The German auto and aerospace parts company Schaeffler Group followed up speculation Tuesday, July 15 by launching an offer for shares in its much larger German rival Continental.
The glamorous Maria-Elisabeth Schaeffler is charting the takeover bid
Schaeffler offered 69.37 euros ($102) per share, a statement said, adding that it already owned 2.97 percent of the shares in Continental; the world's fifth largest auto parts groups, excluding tires. But Schaeffler said it was not necessarily seeking a majority stake in the giant auto parts company.
The deal would value Continental at 11.2- billion-euro ($18 billion) and if successful, would create a merged company with a combined turnover of about 33 billion dollars.
Schaeffler "is seeking to acquire a strategic shareholding of more than 30 percent in Continental but not necessarily a majority stake," it said.
Schaeffler said it would support Continental's business strategy and that Continental would continue to operate as a stand-alone, listed company.
"No jobs would be lost in conjunction with the transaction," it said, adding that financing "for the purchase of all shares has been secured in the full amount."
Schaeffler says Continental will compliment its portfolio
The two groups were "ideal complements to one another" because Schaeffler was strong in powertrain components while Continental focused on electronic and software systems for engines, chassis and interiors, it said.
Last year, Schaeffler posted sales of 8.9 billion euros, almost three times less than Continental's 2008 target of 26.4 billion.
Under German regulations, any company acquiring 30 percent in another must launch a general offer for all the outstanding shares, allowing other shareholders the opportunity to cash out if they so wish.
Continental may put up a fight
However, signs that Continental might opt to defend itself against the 69.37-euro-share cash bid could turn the Schaeffler move into one of those rare business events in Germany - a hostile corporate takeover.
Such a situation would bring an unlikely business woman to the fore.
The takeover plan could well bring Maria-Elisabeth Schaeffler, the 66-year-old Prague-born billionairess who is helping chart the audacious acquisition of Continental; a company which is nearly three times as big as her own, into the limelight.
With her carefully coiffed blonde hair and elegant dress, Schaeffler cuts a glamorous figure in the staid German world of car parts and ball-bearings and brings with her an added sense of legacy.
The Schaeffler group's move to take control of Hanover-based Continental is part of on-going German business story.
Maria-Elisabeth Schaeffler remains behind-the-scenes
This concerns the major role played by the nation's largely family-run small-to-medium sized companies (the so-called Mittelstand) in Germany's post-World War II emergence as Europe's biggest economy.
After inheriting the company following the death of her husband 12 years ago, Schaeffler now shares ownership with her son, Georg, a US- based lawyer.
Forbes magazine estimates their combined wealth at 5.4 billion euros, making them the seventh richest Germans.
Four years ago, a German economics magazine nominated Maria-Elisabeth as family businesswomen of the year.
But Schaeffler, who grew up in Vienna and abandoned her medical studies in 1963 to marry the entrepreneur Georg Schaeffler, tends to keep very much in the background of the company her husband helped found in 1946 in the small Bavarian town of Herzogenaurach with his brother more than 60 years ago.
Instead, she prefers to leave the limelight to chief executive Juergen Geissinger, who presided over Schaeffler's successful takeover of rival FAG Kugelfischer seven years ago.
Small town, big ambition
Herzogenaurach is also the base for Adidas and Puma
The group's latest move also sheds light again on the prominent position that Herzogenaurach occupies on Germany's business map.
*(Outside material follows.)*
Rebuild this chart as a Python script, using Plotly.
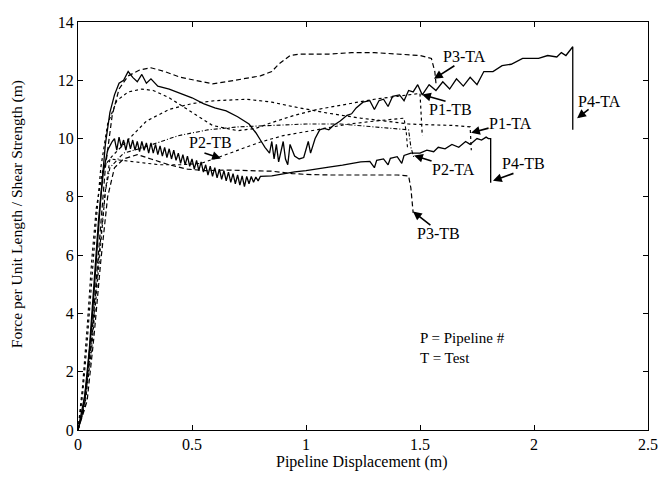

With a population of just 23,000, the town is also home to leading sports goods-to-fashion groups Puma and Adidas. The Schaeffler group is the town's biggest employer.
The Schaeffler group is not listed on the stock exchange and like many other members of Germany's Mittelstand was not widely known before it revealed its plan to take control of Continental.
Schaeffler's combined workforce of about 66,000 is less than half that of Continental's 150,000 employees, with the Schaeffler bid sending ripples across the political establishment in the state of Lower Saxony where the tire maker is based.
A slump in the car industry and an 11-billion euro acquisition last year has helped to drive down Continental's shares, leaving the group exposed to possible takeover attacks. Continental's shares have halved in value over the last 12 months.
However, Continental's confirmation that it had held talks with Schaeffler sent the tire maker's stock hurtling back up.